Die Juniorprofessur für Digitale Archäologie Mitteleuropas, gefördert durch das Programm zu Förderung des wissenschaftlichen Nachwuchs, ist seit 2023 Teil der Altertumswissenschaften am Historischen Seminar der Fakultät für Geschichte, Kunst- und Regionalwissenschaften. Sie nutzt verschiedene Zugänge der Digitalen Archäologie Forschungen zur Prähistorie mit einem geographischen Fokus auf Mitteleuropa zu betreiben. In der Lehre geht es um die Vermittlung von digitaler Kompetenz innerhalb verschiedener Bereiche der Archäologischen Wissenschaften, in enger Verzahnung von Theorie und Praxis.
Digitale Archäologie in Leipzig
Eine klare Definition der Digitalen Archäologie - oder Archäoinformatik - ist schwierig, da sie sich entgegen anderer Spezialisierungen im Fach weder klar zeitlich, räumlich noch methodisch von anderen Archäologien abgrenzen lässt. Digitale Archäologie umfasst eine Vielzahl theoretischer, praktischer und methodischer Arbeits- und Forschungsbereiche und kann als Schnittstellendisziplin oder umbrella field innerhalb der Archäologischen Wissenschaften betrachtet werden.
Von der Ausgrabung bis zur Präsentation der Forschungsergebnisse spielen nicht nur digitale bildgebende Vermessungs- und Dokumentationsmethoden oder Datenmanagementsysteme eine Rolle, auch die Anwendung rechnergestützter quantitativ-statistischer und datenmodellierender Methoden sowie Simulationen zur tiefgreifenden Analyse archäologischer Fragestellungen sind Teile der Digitalen Archäologie. Darüber hinaus ist der archäologische Alltag, egal welcher raumzeitlichen Spezialisierung nachgegangen wird, von der Anwendung verschiedenster Computerprogramme und technischer Geräte geprägt. Das Verständnis ihrer Grundlagen hilft es, sie zielführend im Feld und in der Forschung einzusetzen, Potenziale für ihre Anwendung zu erkennen und kritisch über sie zu reflektieren.
Die Juniorprofessur Digitale Archäologie Mitteleuropas legt einen Schwerpunkt auf den Bereich der Digitalen Archäologie, die als Computational Archaeology bezeichnet wird. Diese setzt sich vor allem mit der Transformation und Analyse von archäologischen Daten unter Zuhilfenahme von quantitativ-statistischen und datenmodellierenden Methoden - wozu auch Ansätze des maschinellen Lernens (oder Künstliche Intelligenz) dazugehören - auseinander. Weiter gehören die Anwendung von Simulationsmodellierungen zur Untersuchung von dynamischen Prozessen in den Tätigkeitsbereich der Computational Archaeology.
Forschungsschwerpunkte
Die Juniorprofessur bewegt sich unter intensiver Nutzung digitaler Methoden und Ansätzen der Computational Archaeology in den „klassischen“ Forschungsfeldern der Prähistorischen Archäologie. Dazu gehören Gräber-, Siedlungs- und Landschaftsarchäologie, typochronologische Studien zu materieller Kultur, aber auch Sozialarchäologie, Archäodemographie und Landnutzung. In vielen Fällen geht damit die Auseinandersetzung mit der Sozialökologie vergangener Mensch-Umwelt-Systeme einher.

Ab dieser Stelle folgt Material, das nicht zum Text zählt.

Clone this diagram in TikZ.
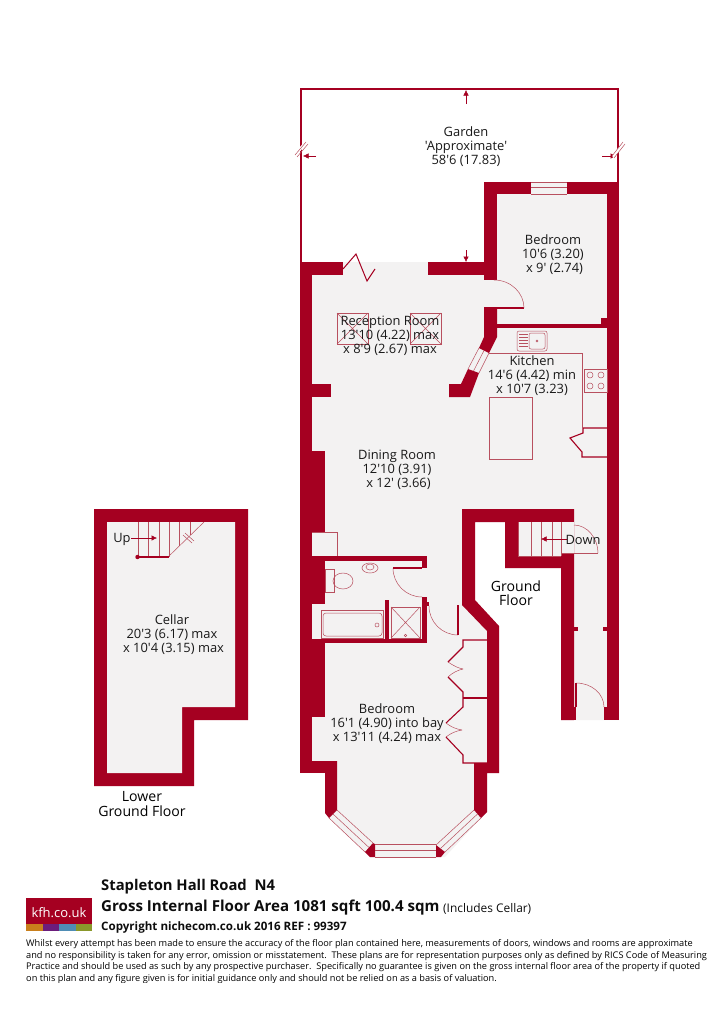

Für alle Forschungsschwerpunkte wichtig und in gewisser Weise ein eigener Schwerpunkt sind die Anwendung und Weiterentwicklung von Methoden im Sinne der Digitalen Archäologie, die die Transformation und Analyse archäologischer Daten sowie das Simulieren und Testen bestehender theoretischer Modelle betreffen. Die Transformation von Daten bedeutet, die materiellen Hinterlassenschaften, die durch Grabungen und Surveys gewonnen wurden, in eine geeignete Form für die spätere computergestützte Analyse zu bringen und sie in Stellvertreterdaten, sogenannte Proxies, zu übersetzen. Das Ziel des Letzteren besteht darin, archäologisches Material und paläoökologische Daten mit Bedeutung - beispielsweise Soziales Kapital - oder menschliche Aktivitäten - beispielsweise Landnutzung - zu verknüpfen. Mithilfe geeigneter Methoden lassen sich aus den transformierten Daten soziale, politische, ökonomische oder ökologische Entwicklungen und Zusammenhänge in der tiefen Vergangenheit darstellen, vergleichen und qualitative Aussagen über diese treffen. Die Ergebnisse solcher Analysen münden in die Formulierung systemischer Zusammenhänge - eines theoretischen Modells einer Situation der Vergangenheit -, die mit Simulationsansätzen nachvollzogen und auf Plausibilität getestet werden können.